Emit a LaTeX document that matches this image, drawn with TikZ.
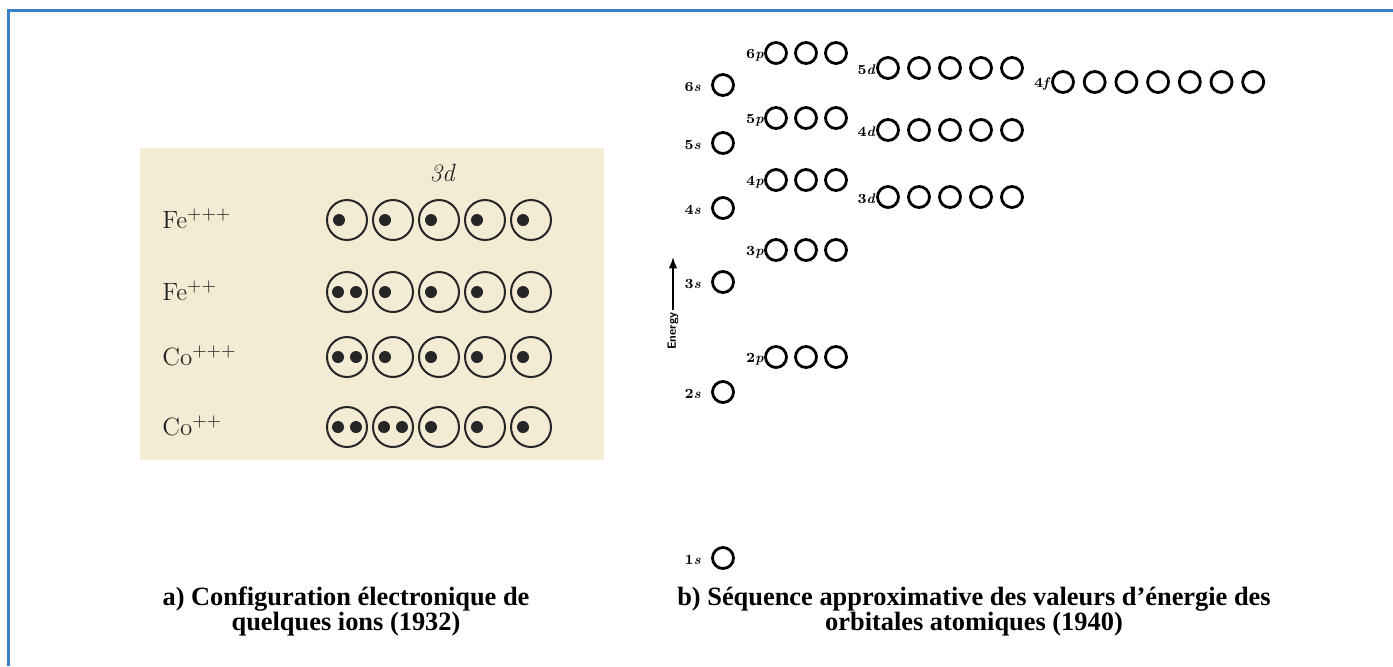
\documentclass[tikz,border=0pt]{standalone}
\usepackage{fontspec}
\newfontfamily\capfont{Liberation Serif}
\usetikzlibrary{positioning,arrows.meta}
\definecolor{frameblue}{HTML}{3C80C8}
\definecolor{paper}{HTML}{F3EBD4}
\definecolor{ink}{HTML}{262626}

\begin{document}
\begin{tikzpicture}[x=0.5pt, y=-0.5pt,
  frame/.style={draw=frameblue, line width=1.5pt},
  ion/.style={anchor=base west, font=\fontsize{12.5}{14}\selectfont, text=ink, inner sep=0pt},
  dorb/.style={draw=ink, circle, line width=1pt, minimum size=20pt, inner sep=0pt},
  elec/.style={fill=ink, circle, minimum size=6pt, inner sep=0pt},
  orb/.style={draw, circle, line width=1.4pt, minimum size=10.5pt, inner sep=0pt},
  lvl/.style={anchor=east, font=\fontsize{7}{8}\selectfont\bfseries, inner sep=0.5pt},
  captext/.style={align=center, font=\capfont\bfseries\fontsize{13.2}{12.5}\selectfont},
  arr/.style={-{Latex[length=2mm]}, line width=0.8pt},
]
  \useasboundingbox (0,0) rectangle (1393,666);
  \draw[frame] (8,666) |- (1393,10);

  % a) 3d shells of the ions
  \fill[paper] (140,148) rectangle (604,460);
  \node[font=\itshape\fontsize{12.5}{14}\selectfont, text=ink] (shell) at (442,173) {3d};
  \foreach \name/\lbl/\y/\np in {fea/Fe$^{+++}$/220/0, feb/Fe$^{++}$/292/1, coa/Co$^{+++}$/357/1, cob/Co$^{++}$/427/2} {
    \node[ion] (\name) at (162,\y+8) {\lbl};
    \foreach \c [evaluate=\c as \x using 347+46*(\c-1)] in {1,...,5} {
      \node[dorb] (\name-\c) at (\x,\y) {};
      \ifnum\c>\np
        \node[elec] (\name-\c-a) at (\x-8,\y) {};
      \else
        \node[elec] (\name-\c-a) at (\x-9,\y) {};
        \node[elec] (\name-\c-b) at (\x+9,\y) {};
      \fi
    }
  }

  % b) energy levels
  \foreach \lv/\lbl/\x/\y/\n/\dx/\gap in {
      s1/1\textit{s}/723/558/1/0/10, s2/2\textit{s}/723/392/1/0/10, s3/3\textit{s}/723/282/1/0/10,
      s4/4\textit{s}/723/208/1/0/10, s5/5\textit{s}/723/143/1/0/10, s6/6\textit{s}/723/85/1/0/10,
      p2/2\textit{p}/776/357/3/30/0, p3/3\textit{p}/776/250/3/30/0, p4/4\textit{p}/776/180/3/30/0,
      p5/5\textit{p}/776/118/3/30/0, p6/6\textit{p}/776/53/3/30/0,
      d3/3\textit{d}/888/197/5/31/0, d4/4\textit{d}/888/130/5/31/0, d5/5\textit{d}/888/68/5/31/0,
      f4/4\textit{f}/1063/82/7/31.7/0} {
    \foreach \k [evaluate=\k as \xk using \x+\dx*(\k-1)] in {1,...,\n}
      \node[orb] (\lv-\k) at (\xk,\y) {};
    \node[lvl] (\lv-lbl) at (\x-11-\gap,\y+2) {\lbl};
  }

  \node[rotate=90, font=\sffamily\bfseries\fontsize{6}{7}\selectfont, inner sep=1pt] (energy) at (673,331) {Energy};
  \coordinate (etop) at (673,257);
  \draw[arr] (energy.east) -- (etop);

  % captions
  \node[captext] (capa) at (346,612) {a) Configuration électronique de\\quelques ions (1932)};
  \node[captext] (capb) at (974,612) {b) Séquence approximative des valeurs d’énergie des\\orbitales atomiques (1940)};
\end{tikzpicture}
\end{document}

Task objective –
Reproduce every line above as written, skipping pictures.

Exercise solution –
Emit a LaTeX document that matches this image, drawn with TikZ.
\documentclass[tikz,border=0pt]{standalone}
\usepackage{fontspec}
\newfontfamily\capfont{Liberation Serif}
\usetikzlibrary{positioning,arrows.meta}
\definecolor{frameblue}{HTML}{3C80C8}
\definecolor{paper}{HTML}{F3EBD4}
\definecolor{ink}{HTML}{262626}

\begin{document}
\begin{tikzpicture}[x=0.5pt, y=-0.5pt,
  frame/.style={draw=frameblue, line width=1.5pt},
  ion/.style={anchor=base west, font=\fontsize{12.5}{14}\selectfont, text=ink, inner sep=0pt},
  dorb/.style={draw=ink, circle, line width=1pt, minimum size=20pt, inner sep=0pt},
  elec/.style={fill=ink, circle, minimum size=6pt, inner sep=0pt},
  orb/.style={draw, circle, line width=1.4pt, minimum size=10.5pt, inner sep=0pt},
  lvl/.style={anchor=east, font=\fontsize{7}{8}\selectfont\bfseries, inner sep=0.5pt},
  captext/.style={align=center, font=\capfont\bfseries\fontsize{13.2}{12.5}\selectfont},
  arr/.style={-{Latex[length=2mm]}, line width=0.8pt},
]
  \useasboundingbox (0,0) rectangle (1393,666);
  \draw[frame] (8,666) |- (1393,10);

  % a) 3d shells of the ions
  \fill[paper] (140,148) rectangle (604,460);
  \node[font=\itshape\fontsize{12.5}{14}\selectfont, text=ink] (shell) at (442,173) {3d};
  \foreach \name/\lbl/\y/\np in {fea/Fe$^{+++}$/220/0, feb/Fe$^{++}$/292/1, coa/Co$^{+++}$/357/1, cob/Co$^{++}$/427/2} {
    \node[ion] (\name) at (162,\y+8) {\lbl};
    \foreach \c [evaluate=\c as \x using 347+46*(\c-1)] in {1,...,5} {
      \node[dorb] (\name-\c) at (\x,\y) {};
      \ifnum\c>\np
        \node[elec] (\name-\c-a) at (\x-8,\y) {};
      \else
        \node[elec] (\name-\c-a) at (\x-9,\y) {};
        \node[elec] (\name-\c-b) at (\x+9,\y) {};
      \fi
    }
  }

  % b) energy levels
  \foreach \lv/\lbl/\x/\y/\n/\dx/\gap in {
      s1/1\textit{s}/723/558/1/0/10, s2/2\textit{s}/723/392/1/0/10, s3/3\textit{s}/723/282/1/0/10,
      s4/4\textit{s}/723/208/1/0/10, s5/5\textit{s}/723/143/1/0/10, s6/6\textit{s}/723/85/1/0/10,
      p2/2\textit{p}/776/357/3/30/0, p3/3\textit{p}/776/250/3/30/0, p4/4\textit{p}/776/180/3/30/0,
      p5/5\textit{p}/776/118/3/30/0, p6/6\textit{p}/776/53/3/30/0,
      d3/3\textit{d}/888/197/5/31/0, d4/4\textit{d}/888/130/5/31/0, d5/5\textit{d}/888/68/5/31/0,
      f4/4\textit{f}/1063/82/7/31.7/0} {
    \foreach \k [evaluate=\k as \xk using \x+\dx*(\k-1)] in {1,...,\n}
      \node[orb] (\lv-\k) at (\xk,\y) {};
    \node[lvl] (\lv-lbl) at (\x-11-\gap,\y+2) {\lbl};
  }

  \node[rotate=90, font=\sffamily\bfseries\fontsize{6}{7}\selectfont, inner sep=1pt] (energy) at (673,331) {Energy};
  \coordinate (etop) at (673,257);
  \draw[arr] (energy.east) -- (etop);

  % captions
  \node[captext] (capa) at (346,612) {a) Configuration électronique de\\quelques ions (1932)};
  \node[captext] (capb) at (974,612) {b) Séquence approximative des valeurs d’énergie des\\orbitales atomiques (1940)};
\end{tikzpicture}
\end{document}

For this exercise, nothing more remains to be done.